▶ **Set exercise**:
Gather all lines with "this" from the records.

[START Provided data]

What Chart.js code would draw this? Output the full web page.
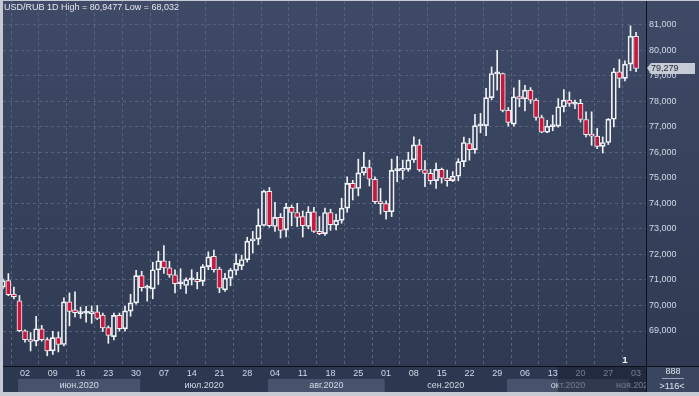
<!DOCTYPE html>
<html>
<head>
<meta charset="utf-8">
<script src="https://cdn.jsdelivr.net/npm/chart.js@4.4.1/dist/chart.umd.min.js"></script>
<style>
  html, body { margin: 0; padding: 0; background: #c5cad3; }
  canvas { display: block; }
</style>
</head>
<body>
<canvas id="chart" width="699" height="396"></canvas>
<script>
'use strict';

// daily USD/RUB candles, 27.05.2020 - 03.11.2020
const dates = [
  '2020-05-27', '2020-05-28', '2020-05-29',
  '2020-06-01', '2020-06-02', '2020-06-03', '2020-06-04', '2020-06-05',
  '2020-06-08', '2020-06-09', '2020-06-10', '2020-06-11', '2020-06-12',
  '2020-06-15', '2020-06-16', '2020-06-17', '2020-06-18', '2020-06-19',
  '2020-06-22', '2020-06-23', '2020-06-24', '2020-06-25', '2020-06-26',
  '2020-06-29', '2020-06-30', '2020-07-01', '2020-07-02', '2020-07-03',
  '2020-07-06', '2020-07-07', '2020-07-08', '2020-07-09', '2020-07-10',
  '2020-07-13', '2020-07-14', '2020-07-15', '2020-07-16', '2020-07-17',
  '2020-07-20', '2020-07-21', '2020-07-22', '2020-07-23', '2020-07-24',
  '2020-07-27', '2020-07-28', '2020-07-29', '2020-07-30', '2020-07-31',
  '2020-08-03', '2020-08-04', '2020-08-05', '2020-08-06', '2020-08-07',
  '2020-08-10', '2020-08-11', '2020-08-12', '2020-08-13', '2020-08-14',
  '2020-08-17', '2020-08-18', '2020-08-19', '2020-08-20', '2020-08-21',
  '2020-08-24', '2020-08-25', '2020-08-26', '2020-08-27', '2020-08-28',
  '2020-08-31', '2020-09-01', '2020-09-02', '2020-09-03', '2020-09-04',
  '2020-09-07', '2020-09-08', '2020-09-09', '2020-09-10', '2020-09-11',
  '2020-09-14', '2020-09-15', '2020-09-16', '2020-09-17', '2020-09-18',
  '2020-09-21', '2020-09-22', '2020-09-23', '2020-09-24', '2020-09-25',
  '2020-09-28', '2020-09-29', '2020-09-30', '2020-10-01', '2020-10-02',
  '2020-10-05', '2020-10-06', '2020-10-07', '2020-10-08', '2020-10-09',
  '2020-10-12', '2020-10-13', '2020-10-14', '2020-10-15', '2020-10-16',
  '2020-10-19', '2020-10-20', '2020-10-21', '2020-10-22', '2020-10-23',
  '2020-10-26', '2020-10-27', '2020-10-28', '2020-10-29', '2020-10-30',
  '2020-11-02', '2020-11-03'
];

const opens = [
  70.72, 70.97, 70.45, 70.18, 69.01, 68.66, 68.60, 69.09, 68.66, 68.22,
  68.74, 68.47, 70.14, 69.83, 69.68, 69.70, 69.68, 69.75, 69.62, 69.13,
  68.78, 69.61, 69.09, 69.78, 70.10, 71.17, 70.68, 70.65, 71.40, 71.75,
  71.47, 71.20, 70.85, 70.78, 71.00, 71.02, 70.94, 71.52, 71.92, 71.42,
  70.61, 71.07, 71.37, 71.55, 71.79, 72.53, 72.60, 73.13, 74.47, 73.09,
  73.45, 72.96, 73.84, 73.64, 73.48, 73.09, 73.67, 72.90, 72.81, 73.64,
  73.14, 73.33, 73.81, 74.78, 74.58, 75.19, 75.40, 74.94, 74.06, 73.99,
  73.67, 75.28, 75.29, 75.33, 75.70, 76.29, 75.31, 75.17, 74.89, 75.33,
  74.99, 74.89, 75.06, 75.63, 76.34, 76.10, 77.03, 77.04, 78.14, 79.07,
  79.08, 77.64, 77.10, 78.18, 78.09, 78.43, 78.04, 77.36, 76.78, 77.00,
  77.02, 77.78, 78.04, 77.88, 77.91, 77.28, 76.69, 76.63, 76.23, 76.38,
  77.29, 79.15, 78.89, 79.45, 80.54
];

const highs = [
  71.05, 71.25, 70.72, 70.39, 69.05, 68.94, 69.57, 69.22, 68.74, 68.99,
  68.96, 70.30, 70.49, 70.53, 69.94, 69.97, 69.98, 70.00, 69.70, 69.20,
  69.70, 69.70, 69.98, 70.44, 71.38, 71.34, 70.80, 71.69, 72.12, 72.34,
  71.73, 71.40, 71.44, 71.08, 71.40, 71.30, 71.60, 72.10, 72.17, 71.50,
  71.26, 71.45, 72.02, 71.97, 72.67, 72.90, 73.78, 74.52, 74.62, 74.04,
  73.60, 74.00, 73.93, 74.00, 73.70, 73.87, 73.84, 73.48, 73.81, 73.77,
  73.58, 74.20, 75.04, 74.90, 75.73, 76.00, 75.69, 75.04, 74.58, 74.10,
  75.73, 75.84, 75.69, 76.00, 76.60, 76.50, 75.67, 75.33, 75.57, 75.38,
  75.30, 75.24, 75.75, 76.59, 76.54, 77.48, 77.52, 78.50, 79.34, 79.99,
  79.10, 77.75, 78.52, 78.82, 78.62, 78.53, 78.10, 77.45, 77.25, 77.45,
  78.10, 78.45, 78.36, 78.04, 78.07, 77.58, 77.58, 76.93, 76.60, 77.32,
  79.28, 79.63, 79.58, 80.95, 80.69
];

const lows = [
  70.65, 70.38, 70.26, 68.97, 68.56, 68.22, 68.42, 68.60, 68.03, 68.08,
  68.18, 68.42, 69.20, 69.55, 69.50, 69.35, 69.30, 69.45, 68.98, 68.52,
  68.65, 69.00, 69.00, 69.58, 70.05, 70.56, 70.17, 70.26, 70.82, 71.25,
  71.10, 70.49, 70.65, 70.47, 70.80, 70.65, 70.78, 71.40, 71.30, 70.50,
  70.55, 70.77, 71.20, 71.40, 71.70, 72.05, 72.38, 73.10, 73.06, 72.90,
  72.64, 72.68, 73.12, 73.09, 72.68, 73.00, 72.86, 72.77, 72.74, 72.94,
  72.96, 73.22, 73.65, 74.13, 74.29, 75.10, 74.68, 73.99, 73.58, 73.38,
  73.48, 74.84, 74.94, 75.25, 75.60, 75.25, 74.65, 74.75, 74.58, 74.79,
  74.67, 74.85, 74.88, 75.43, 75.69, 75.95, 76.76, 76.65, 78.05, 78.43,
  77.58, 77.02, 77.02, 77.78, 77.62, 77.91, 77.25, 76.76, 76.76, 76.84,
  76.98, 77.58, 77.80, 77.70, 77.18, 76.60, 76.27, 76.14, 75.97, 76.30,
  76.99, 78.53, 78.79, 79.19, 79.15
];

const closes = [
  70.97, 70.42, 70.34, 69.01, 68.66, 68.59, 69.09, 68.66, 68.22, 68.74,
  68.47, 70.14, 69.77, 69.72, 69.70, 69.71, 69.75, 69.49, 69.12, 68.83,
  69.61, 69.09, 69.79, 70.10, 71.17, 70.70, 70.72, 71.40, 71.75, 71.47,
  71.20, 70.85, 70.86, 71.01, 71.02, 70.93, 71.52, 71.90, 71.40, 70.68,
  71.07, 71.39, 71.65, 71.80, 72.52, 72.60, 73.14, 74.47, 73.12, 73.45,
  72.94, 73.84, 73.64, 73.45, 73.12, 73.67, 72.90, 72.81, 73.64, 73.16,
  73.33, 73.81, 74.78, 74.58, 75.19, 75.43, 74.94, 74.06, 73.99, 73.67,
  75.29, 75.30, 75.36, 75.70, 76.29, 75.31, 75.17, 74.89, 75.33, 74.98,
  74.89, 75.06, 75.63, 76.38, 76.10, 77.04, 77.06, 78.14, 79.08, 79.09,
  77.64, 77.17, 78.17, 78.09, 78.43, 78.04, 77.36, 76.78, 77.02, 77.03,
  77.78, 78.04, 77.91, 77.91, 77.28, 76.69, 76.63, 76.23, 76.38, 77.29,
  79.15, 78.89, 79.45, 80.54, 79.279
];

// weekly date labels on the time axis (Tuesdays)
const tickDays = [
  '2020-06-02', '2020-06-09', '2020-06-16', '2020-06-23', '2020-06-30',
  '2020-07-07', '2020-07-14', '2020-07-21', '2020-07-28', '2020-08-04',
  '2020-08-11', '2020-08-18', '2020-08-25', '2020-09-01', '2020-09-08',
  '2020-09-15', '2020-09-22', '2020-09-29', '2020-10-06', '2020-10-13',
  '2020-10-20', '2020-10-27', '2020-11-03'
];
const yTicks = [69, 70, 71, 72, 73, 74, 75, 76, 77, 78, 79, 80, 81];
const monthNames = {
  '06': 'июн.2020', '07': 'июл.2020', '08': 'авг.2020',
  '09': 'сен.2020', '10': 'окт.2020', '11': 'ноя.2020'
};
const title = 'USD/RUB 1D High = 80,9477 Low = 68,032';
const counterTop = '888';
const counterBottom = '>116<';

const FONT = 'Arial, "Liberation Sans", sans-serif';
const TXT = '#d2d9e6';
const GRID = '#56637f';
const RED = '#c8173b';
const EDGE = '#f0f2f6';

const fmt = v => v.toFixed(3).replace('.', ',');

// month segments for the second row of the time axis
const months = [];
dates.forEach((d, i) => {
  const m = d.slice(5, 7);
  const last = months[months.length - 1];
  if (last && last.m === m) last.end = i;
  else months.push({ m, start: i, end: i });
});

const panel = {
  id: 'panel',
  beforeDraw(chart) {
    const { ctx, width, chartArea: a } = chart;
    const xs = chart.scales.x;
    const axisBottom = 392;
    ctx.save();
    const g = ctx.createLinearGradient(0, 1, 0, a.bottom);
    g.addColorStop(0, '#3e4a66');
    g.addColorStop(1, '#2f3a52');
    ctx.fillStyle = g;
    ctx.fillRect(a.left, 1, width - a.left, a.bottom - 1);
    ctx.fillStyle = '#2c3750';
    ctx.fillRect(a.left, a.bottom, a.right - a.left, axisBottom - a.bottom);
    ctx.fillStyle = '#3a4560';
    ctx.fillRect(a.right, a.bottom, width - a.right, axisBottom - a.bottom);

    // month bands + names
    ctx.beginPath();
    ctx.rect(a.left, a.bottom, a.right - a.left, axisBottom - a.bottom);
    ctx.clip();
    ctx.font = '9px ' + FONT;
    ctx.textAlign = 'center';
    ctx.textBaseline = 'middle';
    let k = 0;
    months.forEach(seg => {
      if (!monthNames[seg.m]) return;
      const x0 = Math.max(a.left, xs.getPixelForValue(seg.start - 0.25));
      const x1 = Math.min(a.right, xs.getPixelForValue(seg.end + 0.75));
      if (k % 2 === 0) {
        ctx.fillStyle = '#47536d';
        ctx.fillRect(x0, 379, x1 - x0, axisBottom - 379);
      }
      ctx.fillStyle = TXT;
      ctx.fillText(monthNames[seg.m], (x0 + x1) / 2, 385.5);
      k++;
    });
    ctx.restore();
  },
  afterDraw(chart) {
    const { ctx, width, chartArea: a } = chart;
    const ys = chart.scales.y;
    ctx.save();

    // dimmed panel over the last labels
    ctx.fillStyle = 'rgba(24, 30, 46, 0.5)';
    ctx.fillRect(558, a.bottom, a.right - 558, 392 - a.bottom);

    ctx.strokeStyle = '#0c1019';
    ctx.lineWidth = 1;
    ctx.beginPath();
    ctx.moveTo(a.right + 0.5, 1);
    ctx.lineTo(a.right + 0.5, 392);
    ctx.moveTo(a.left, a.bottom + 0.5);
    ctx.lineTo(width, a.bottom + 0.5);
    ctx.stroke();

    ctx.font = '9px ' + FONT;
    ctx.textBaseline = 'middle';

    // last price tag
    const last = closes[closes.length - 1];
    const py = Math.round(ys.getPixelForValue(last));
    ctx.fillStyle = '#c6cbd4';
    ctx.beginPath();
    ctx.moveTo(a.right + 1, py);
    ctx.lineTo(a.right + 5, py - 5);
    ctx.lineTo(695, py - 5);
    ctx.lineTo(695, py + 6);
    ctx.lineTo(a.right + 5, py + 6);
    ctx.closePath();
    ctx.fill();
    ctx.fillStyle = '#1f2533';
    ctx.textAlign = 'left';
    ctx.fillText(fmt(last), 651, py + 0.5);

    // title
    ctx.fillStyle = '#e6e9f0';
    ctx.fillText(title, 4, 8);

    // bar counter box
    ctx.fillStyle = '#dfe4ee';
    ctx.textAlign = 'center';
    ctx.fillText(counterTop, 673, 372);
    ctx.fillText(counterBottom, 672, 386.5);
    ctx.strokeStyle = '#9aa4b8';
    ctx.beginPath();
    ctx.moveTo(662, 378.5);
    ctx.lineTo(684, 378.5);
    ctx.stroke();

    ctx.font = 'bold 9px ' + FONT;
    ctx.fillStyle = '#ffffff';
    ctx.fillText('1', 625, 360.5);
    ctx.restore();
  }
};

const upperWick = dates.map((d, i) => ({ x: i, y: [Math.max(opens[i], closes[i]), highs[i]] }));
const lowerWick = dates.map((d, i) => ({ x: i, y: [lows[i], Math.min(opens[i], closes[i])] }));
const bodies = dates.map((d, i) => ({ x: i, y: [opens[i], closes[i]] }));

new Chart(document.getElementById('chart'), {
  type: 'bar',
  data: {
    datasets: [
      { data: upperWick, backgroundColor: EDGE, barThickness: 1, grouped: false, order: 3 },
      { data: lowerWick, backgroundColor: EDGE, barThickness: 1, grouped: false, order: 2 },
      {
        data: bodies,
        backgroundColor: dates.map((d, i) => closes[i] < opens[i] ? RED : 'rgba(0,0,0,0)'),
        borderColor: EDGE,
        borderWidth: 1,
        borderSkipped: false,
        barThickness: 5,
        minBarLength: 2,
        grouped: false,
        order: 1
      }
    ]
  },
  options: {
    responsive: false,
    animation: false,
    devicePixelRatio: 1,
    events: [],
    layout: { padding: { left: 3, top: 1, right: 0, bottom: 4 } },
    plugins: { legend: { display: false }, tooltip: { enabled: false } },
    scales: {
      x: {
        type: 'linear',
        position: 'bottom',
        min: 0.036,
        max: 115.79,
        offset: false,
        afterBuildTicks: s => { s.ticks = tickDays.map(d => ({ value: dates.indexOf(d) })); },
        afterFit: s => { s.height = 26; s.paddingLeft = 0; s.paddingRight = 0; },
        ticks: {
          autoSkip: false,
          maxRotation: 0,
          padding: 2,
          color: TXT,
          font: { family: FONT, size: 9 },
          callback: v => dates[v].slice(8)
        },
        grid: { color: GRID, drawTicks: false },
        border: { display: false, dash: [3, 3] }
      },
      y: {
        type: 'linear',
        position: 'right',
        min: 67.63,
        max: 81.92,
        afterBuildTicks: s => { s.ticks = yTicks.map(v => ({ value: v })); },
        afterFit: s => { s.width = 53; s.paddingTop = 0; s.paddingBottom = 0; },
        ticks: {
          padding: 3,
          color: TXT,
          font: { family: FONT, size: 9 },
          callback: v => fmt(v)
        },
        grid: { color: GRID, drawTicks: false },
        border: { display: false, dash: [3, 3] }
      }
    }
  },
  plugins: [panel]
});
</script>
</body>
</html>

[END Provided data]
[START Provided data]

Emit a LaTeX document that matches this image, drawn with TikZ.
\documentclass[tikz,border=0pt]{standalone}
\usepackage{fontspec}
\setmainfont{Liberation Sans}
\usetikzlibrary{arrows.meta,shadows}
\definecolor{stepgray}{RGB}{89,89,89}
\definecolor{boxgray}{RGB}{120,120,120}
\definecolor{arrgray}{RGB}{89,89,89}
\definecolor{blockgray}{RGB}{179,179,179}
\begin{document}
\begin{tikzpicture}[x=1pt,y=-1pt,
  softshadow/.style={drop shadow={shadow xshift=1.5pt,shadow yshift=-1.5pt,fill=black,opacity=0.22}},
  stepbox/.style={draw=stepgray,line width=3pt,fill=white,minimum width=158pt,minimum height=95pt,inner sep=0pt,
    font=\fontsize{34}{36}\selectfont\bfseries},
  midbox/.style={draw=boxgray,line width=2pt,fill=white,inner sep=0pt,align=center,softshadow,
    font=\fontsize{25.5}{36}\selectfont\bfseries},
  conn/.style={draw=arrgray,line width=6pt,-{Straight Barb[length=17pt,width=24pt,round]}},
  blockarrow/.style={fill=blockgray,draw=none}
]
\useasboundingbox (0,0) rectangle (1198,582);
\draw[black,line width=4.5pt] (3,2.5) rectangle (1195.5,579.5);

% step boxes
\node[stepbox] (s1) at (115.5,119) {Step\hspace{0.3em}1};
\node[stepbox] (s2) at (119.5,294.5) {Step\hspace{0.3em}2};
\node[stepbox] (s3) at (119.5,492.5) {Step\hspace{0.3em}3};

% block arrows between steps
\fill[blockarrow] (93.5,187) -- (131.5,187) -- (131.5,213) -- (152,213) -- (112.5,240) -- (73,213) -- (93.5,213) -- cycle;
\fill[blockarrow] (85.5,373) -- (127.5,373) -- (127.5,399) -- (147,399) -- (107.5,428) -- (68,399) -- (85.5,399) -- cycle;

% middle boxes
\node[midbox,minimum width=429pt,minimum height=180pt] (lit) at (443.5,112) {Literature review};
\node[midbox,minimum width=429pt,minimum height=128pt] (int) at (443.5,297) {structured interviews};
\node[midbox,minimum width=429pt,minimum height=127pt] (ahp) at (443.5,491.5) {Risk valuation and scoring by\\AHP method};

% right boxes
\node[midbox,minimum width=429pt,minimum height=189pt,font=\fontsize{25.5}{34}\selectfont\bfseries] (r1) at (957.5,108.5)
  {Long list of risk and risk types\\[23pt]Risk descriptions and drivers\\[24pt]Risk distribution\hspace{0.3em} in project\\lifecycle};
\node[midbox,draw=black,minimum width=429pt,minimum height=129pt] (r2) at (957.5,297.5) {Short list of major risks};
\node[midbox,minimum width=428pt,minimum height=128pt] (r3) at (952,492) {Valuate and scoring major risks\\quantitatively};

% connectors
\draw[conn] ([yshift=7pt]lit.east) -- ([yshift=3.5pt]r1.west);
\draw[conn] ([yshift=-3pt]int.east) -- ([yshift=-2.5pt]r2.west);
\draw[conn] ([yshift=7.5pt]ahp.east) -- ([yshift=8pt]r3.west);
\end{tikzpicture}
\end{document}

[END Provided data]

▶ **Finished answer**:
What Chart.js code would draw this? Output the full web page.
Emit a LaTeX document that matches this image, drawn with TikZ.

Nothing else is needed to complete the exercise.